The thing that hurts is when trans people see me as cis.


It doesn’t usually come as someone going “nope, you’re cis”, it usually comes in how trans people talk about transness – when “gender nonconforming” is equated with trans, leaving no room for those of us who may appear “gender conforming”, when we claim that the ideal of a nonbinary identity is for a cis person to not know whether we are a boy or a girl, when we continue to fall into the myth that there is a “nonbinary” form of expression…


We spend so much time saying you can never know a person’s gender and yet, we still regurgitate this myth of androgyny and confusion of gender expression that it becomes a form of judgement. Hell, I find myself judging. I can be sitting there in a skirt and heels and judge the person sat right next to me wearing the same thing for not being trans enough.
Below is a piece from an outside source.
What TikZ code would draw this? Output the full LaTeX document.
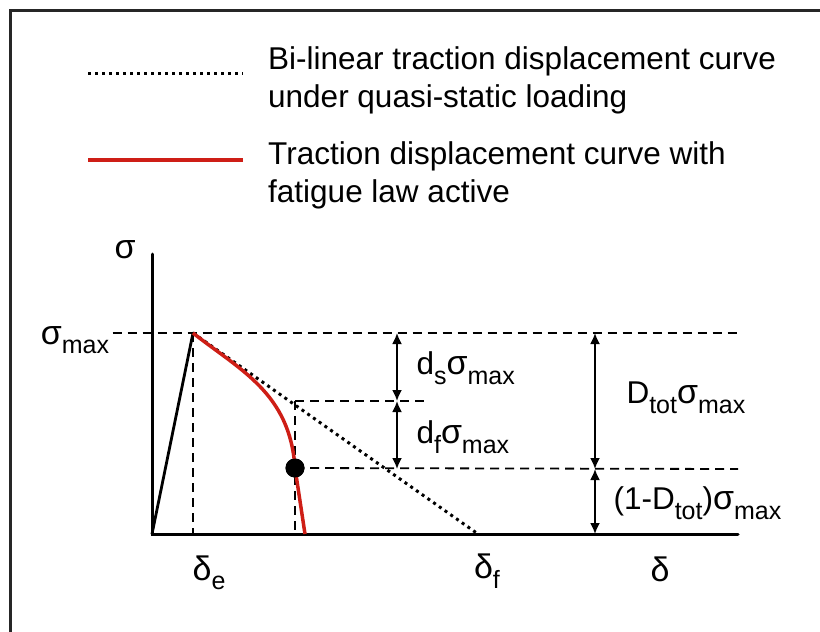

I have to bite my tongue and remind myself that they are probably thinking the exact same thing about me, that I am thinking the exact same thing about me, and if I can’t even accept my identity, how the hell can I expect others to?


I’m not saying this to put a flashing neon sign over my head marking me as “transphobic”, I’m saying this because I think it’s important to understand that, no matter what is being said in the trans community, our greater Western society is still conditioning us to expect certain expressions from trans people. I have been conditioned to expect trans people to look a certain way. When we don’t, I am conditioned to question our transness, even myself. The person doing the most harm to me is myself.


A better way to put that: Society has taught me to hurt myself because I don’t fit the mould it wants me to be.


(Side reminder: Androgyny is safe for cis people. It means they know who we are. When nonbinary people can be anything, from androgyny to hyper masculine to hyper feminine to anything else we can imagine, that’s terrifying for cis people because suddenly the trans person could be anywhere. )


Unlearning that bullshit takes a lot of time and energy. It’s work. That’s all. Hard, difficult, frustrating work.


But now, I’ve taken to flaunting my femininity. It’s an age-old queer tradition – take the thing that people judge about you and flaunt it in their faces. Make it so they can’t ignore you, make it so there is absolutely no way it’s a mysterious elephant in the room. If I enter a queer space, and especially if I’m entering a trans space, I go all out – heels, skirt, sometimes even make up (to be fair, I hate make up and am lazy as shit).


Here’s the thing: I know when a trans person looks at me and doesn’t see me as trans. I also know that that means they’re not the kind of person I want to spend time with and there are plenty of other trans people who do see me as trans.


If someone can’t see what I’m telling them, that’s their problem, not mine. My femininity is my power. My expression is not my gender, not by a long shot, but it makes me feel good and I love it and so I will keep expressing the way I am.


And, you know what? My expression and gender don’t need to have anything to do with each other unless I want them to.


So, at the end of the day, no matter how frustrating and painful it can get, I know it’s not my problem and that, as long as I feel good, am not hurting anyone else, and stand in solidarity with all other trans people, I’m good, expression be damned.